» Collected material:
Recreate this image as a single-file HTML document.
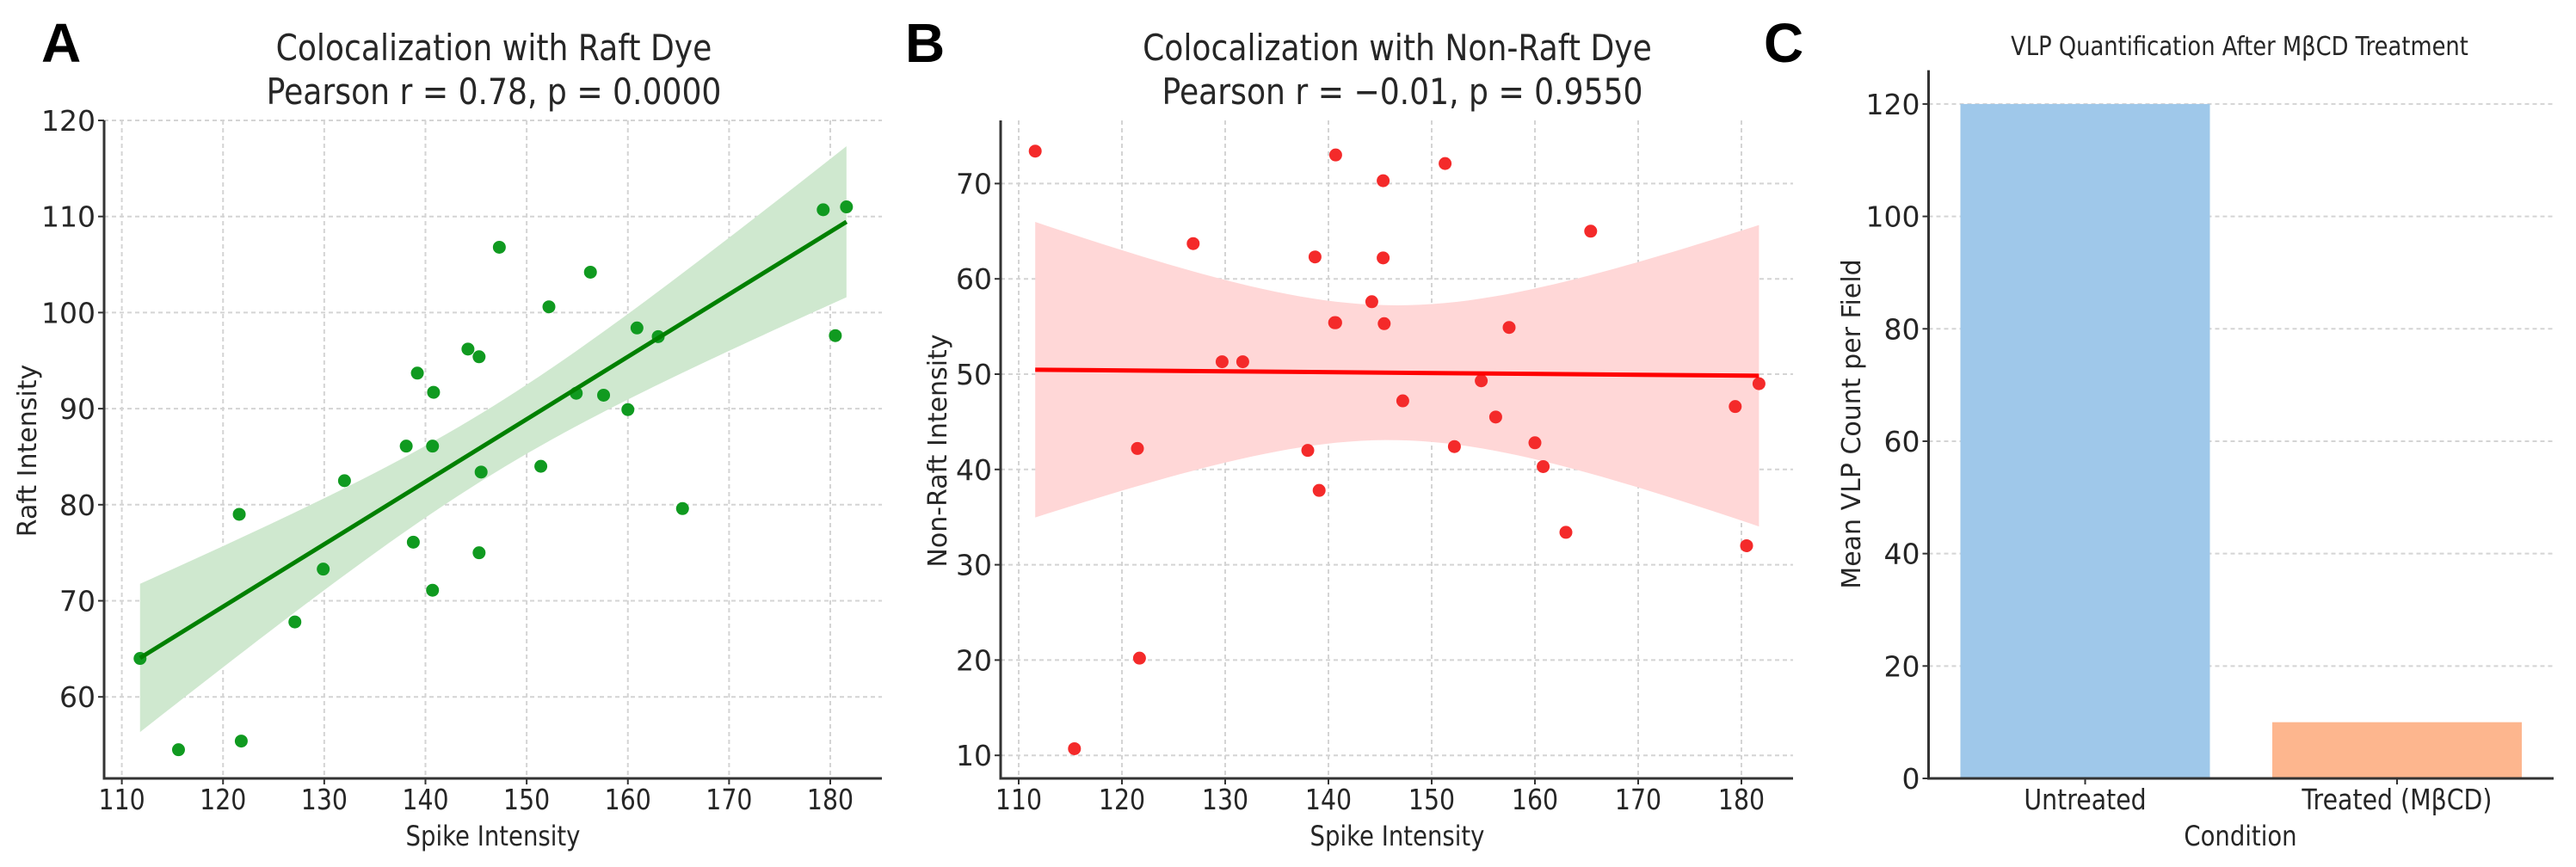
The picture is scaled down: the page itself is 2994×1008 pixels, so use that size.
<!DOCTYPE html>
<html><head><meta charset="utf-8">
<style>
html,body{margin:0;padding:0;background:#fff;}
svg{display:block;}
text{font-family:"DejaVu Sans","Liberation Sans",sans-serif;fill:#262626;}
.sx{transform-box:fill-box;transform-origin:center;transform:scaleX(0.86);}
.letter{font-family:"Liberation Sans",sans-serif;font-weight:bold;fill:#000;}
</style></head>
<body>
<svg id="fig" width="2994" height="1008" viewBox="0 0 2994 1008" xmlns="http://www.w3.org/2000/svg">
<rect width="2994" height="1008" fill="#fff"/>
<text class="letter" x="48" y="72" font-size="64">A</text>
<text class="letter" x="1052" y="72" font-size="64">B</text>
<text class="letter" x="2050" y="72" font-size="64">C</text>

<text class="sx" x="574" y="70" font-size="42" text-anchor="middle">Colocalization with Raft Dye</text>
<text class="sx" x="574" y="121" font-size="42" text-anchor="middle">Pearson r = 0.78, p = 0.0000</text>
<text class="sx" x="1624" y="70" font-size="42" text-anchor="middle">Colocalization with Non-Raft Dye</text>
<text class="sx" x="1630" y="121" font-size="42" text-anchor="middle">Pearson r = −0.01, p = 0.9550</text>
<text class="sx" x="2603" y="64" font-size="30" text-anchor="middle">VLP Quantification After MβCD Treatment</text>

<text class="sx" x="573" y="983" font-size="32" text-anchor="middle">Spike Intensity</text>
<text class="sx" x="1624" y="983" font-size="32" text-anchor="middle">Spike Intensity</text>
<text class="sx" x="2604" y="983" font-size="32" text-anchor="middle">Condition</text>
<text x="0" y="0" font-size="30" text-anchor="middle" transform="translate(42,524) rotate(-90)">Raft Intensity</text>
<text x="0" y="0" font-size="30" text-anchor="middle" transform="translate(1100,524) rotate(-90)">Non-Raft Intensity</text>
<text x="0" y="0" font-size="30" text-anchor="middle" transform="translate(2162,493) rotate(-90)">Mean VLP Count per Field</text>
<g id="layer"></g>
</svg>
<script>
const spikeA = [111.8,115.6,121.6,121.8,127.1,129.9,132.0,138.1,138.8,139.2,140.7,140.8,140.7,144.2,145.3,145.5,145.3,147.3,151.4,152.2,154.9,156.3,157.6,160.0,160.9,163.0,165.4,179.3,180.5,181.6];
const raftA = [64.0,54.5,79.0,55.4,67.8,73.3,82.5,86.1,76.1,93.7,86.1,91.7,71.1,96.2,95.4,83.4,75.0,106.8,84.0,100.6,91.6,104.2,91.4,89.9,98.4,97.5,79.6,110.7,97.6,111.0];
const spikeB = [111.6,115.4,121.5,121.7,126.9,129.7,131.7,138.0,138.7,139.1,140.6,140.7,140.7,144.2,145.3,145.3,145.4,147.2,151.3,152.2,154.8,156.2,157.5,160.0,160.8,163.0,165.4,179.4,180.5,181.7];
const nonRaftB = [73.4,10.7,42.2,20.2,63.7,51.3,51.3,42.0,62.3,37.8,55.4,55.4,73.0,57.6,70.3,62.2,55.3,47.2,72.1,42.4,49.3,45.5,54.9,42.8,40.3,33.4,65.0,46.6,32.0,49.0];
const xTicks = [110,120,130,140,150,160,170,180];
const yTicksA = [60,70,80,90,100,110,120];
const yTicksB = [10,20,30,40,50,60,70];
const categories = ["Untreated","Treated (MβCD)"];
const vlpCounts = [120,10];
const yTicksC = [0,20,40,60,80,100,120];

const NS = "http://www.w3.org/2000/svg";
const layer = document.getElementById('layer');
function el(tag, attrs, parent){
  const e = document.createElementNS(NS, tag);
  for (const k in attrs) e.setAttribute(k, attrs[k]);
  (parent||layer).appendChild(e);
  return e;
}

function scatterPanel(cfg){
  const g = el('g', {});
  
  
  const X = v => cfg.x0 + (v - cfg.xv0) * cfg.xk;
  const Y = v => cfg.y0 + (cfg.yv0 - v) * cfg.yk;
  cfg.xt.forEach(t => {
    const l = el('line', {x1:X(t), x2:X(t), y1:cfg.top, y2:cfg.bottom, stroke:'#d4d4d4', 'stroke-width':2, 'stroke-dasharray':'5,4'}, g);
    
    
  });
  cfg.yt.forEach(t => {
    const l = el('line', {x1:cfg.left, x2:cfg.right, y1:Y(t), y2:Y(t), stroke:'#d4d4d4', 'stroke-width':2, 'stroke-dasharray':'5,4'}, g);
    
    
  });
  const xs = cfg.xs, ys = cfg.ys, n = xs.length;
  const mx = xs.reduce((a,b)=>a+b,0)/n, my = ys.reduce((a,b)=>a+b,0)/n;
  let sxx=0, sxy=0; for (let i=0;i<n;i++){ sxx+=(xs[i]-mx)**2; sxy+=(xs[i]-mx)*(ys[i]-my); }
  const b = sxy/sxx, a = my - b*mx;
  let sse=0; for (let i=0;i<n;i++) sse += (ys[i]-a-b*xs[i])**2;
  const s = Math.sqrt(sse/(n-2)), tcrit = 2.048 * cfg.ciScale;
  const xmin = Math.min(...xs), xmax = Math.max(...xs);
  const up=[], lo=[];
  for (let k=0;k<=60;k++){
    const xv = xmin + (xmax-xmin)*k/60;
    const se = s*Math.sqrt(1/n + (xv-mx)**2/sxx);
    const yv = a + b*xv;
    up.push(X(xv)+','+Y(yv + tcrit*se));
    lo.unshift(X(xv)+','+Y(yv - tcrit*se));
  }
  const band = el('polygon', {points: up.concat(lo).join(' '), fill: cfg.band}, g);
  
  
  for (let i=0;i<n;i++){
    const c = el('circle', {cx:X(xs[i]), cy:Y(ys[i]), r:7.5, fill:cfg.dot}, g);
    
    
  }
  const rl = el('line', {x1:X(xmin), y1:Y(a+b*xmin), x2:X(xmax), y2:Y(a+b*xmax), stroke:cfg.line, 'stroke-width':5}, g);
  
  
  const sp = el('path', {d:`M${cfg.left},${cfg.top} V${cfg.bottom} H${cfg.right}`, fill:'none', stroke:'#333', 'stroke-width':3}, g);
  
  
  cfg.xt.forEach(t => {
    el('line', {x1:X(t), x2:X(t), y1:cfg.bottom, y2:cfg.bottom+7, stroke:'#333', 'stroke-width':2}, g);
    const tx = el('text', {x:X(t), y:941, 'font-size':33, 'text-anchor':'middle', class:'sx'}, g);
    tx.textContent = t;
    
    
  });
  cfg.yt.forEach(t => {
    el('line', {x1:cfg.left-7, x2:cfg.left, y1:Y(t), y2:Y(t), stroke:'#333', 'stroke-width':2}, g);
    const tx = el('text', {x:cfg.left-10, y:Y(t)+12, 'font-size':33, 'text-anchor':'end'}, g);
    tx.textContent = t;
    
    
  });
}

scatterPanel({name:'panel-a-scatter', xs:spikeA, ys:raftA, xt:xTicks, yt:yTicksA,
  x0:141.6, xv0:110, xk:11.763, y0:140, yv0:120, yk:11.17,
  left:121, right:1025, top:140, bottom:905, ciScale:1.0,
  dot:'#109a20', line:'#008000', band:'#cfe8cf'});
scatterPanel({name:'panel-b-scatter', xs:spikeB, ys:nonRaftB, xt:xTicks, yt:yTicksB,
  x0:1184, xv0:110, xk:12.0, y0:213.4, yv0:70, yk:11.08,
  left:1163, right:2084, top:140, bottom:905, ciScale:1.25,
  dot:'#f42a2a', line:'#ff0000', band:'#ffd7d7'});

(function(){
  const g = el('g', {});
  
  
  const left=2241.5, right=2968, top=81.6, bottom=905;
  const Y = v => bottom - v*6.534;
  const X = i => 2423.5 + i*362.5;
  const bw = 0.8*362.5;
  const colors = ['#9fc8ea','#fdb68e'];
  yTicksC.forEach(t => {
    const l = el('line', {x1:left, x2:right, y1:Y(t), y2:Y(t), stroke:'#d4d4d4', 'stroke-width':2, 'stroke-dasharray':'5,4'}, g);
    
    
  });
  categories.forEach((c,i) => {
    const r = el('rect', {x:X(i)-bw/2, y:Y(vlpCounts[i]), width:bw, height:bottom-Y(vlpCounts[i]), fill:colors[i]}, g);
    
    
    el('line', {x1:X(i), x2:X(i), y1:bottom, y2:bottom+7, stroke:'#333', 'stroke-width':2}, g);
    const tx = el('text', {x:X(i), y:941, 'font-size':33, 'text-anchor':'middle', class:'sx'}, g);
    tx.textContent = c;
    
    
  });
  const sp = el('path', {d:`M${left},${top} V${bottom} H${right}`, fill:'none', stroke:'#333', 'stroke-width':3}, g);
  
  
  yTicksC.forEach(t => {
    el('line', {x1:left-7, x2:left, y1:Y(t), y2:Y(t), stroke:'#333', 'stroke-width':2}, g);
    const tx = el('text', {x:left-10, y:Y(t)+12, 'font-size':33, 'text-anchor':'end'}, g);
    tx.textContent = t;
    
    
  });
})();
</script>
</body></html>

» Required task: Leave out the pictures, then repeat the listing above exactly from its first line to the line with "After MβCD Treatment</text>", inclusive.

» Exercise output:
Recreate this image as a single-file HTML document.
The picture is scaled down: the page itself is 2994×1008 pixels, so use that size.
<!DOCTYPE html>
<html><head><meta charset="utf-8">
<style>
html,body{margin:0;padding:0;background:#fff;}
svg{display:block;}
text{font-family:"DejaVu Sans","Liberation Sans",sans-serif;fill:#262626;}
.sx{transform-box:fill-box;transform-origin:center;transform:scaleX(0.86);}
.letter{font-family:"Liberation Sans",sans-serif;font-weight:bold;fill:#000;}
</style></head>
<body>
<svg id="fig" width="2994" height="1008" viewBox="0 0 2994 1008" xmlns="http://www.w3.org/2000/svg">
<rect width="2994" height="1008" fill="#fff"/>
<text class="letter" x="48" y="72" font-size="64">A</text>
<text class="letter" x="1052" y="72" font-size="64">B</text>
<text class="letter" x="2050" y="72" font-size="64">C</text>

<text class="sx" x="574" y="70" font-size="42" text-anchor="middle">Colocalization with Raft Dye</text>
<text class="sx" x="574" y="121" font-size="42" text-anchor="middle">Pearson r = 0.78, p = 0.0000</text>
<text class="sx" x="1624" y="70" font-size="42" text-anchor="middle">Colocalization with Non-Raft Dye</text>
<text class="sx" x="1630" y="121" font-size="42" text-anchor="middle">Pearson r = −0.01, p = 0.9550</text>
<text class="sx" x="2603" y="64" font-size="30" text-anchor="middle">VLP Quantification After MβCD Treatment</text>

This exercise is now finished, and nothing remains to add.